Exercise objective
Each line from the top of the listing through the one holding "24.0, 34.0, 41.0, 46.5, 49.0]" should be restated word for word, with nothing added and no pictures.

Data block
* START *

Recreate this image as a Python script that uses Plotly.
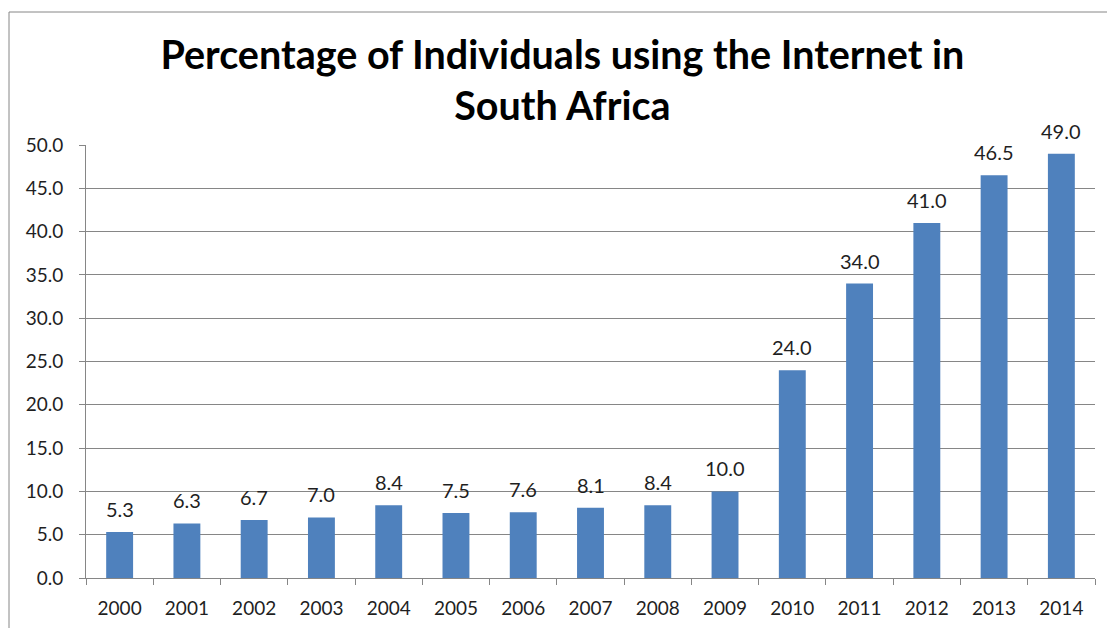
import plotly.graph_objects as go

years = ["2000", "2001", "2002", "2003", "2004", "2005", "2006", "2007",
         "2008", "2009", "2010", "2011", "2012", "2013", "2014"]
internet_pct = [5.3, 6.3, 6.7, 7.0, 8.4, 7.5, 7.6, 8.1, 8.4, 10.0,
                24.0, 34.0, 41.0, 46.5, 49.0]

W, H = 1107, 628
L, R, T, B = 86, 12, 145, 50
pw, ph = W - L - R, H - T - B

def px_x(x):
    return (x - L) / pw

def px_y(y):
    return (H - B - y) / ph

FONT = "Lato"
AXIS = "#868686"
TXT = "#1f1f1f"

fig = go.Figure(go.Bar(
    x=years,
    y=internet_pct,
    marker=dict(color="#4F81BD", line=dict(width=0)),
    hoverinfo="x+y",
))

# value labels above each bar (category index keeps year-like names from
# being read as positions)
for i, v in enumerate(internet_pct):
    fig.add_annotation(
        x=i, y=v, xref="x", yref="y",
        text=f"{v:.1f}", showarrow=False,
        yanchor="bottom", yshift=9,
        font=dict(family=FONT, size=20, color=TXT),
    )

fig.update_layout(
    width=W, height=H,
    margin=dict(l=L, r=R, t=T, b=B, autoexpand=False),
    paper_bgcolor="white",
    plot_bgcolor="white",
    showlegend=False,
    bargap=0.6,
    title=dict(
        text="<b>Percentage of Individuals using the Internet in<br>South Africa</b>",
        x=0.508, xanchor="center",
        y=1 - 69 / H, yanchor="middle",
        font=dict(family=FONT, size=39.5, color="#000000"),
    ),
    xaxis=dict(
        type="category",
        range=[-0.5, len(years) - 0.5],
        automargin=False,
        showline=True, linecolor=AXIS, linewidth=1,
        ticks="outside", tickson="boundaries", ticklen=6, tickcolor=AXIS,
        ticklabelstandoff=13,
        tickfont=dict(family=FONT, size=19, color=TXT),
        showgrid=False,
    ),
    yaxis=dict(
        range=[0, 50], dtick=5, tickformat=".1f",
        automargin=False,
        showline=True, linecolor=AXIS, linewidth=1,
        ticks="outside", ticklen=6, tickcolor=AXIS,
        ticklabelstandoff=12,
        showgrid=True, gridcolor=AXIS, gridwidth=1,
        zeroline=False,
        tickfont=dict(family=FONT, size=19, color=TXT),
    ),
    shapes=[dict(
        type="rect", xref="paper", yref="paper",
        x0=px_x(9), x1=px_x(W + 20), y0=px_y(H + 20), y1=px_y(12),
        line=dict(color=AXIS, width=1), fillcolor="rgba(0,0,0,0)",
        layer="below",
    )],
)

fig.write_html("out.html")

* END *

Written solution
Recreate this image as a Python script that uses Plotly.
import plotly.graph_objects as go

years = ["2000", "2001", "2002", "2003", "2004", "2005", "2006", "2007",
         "2008", "2009", "2010", "2011", "2012", "2013", "2014"]
internet_pct = [5.3, 6.3, 6.7, 7.0, 8.4, 7.5, 7.6, 8.1, 8.4, 10.0,
                24.0, 34.0, 41.0, 46.5, 49.0]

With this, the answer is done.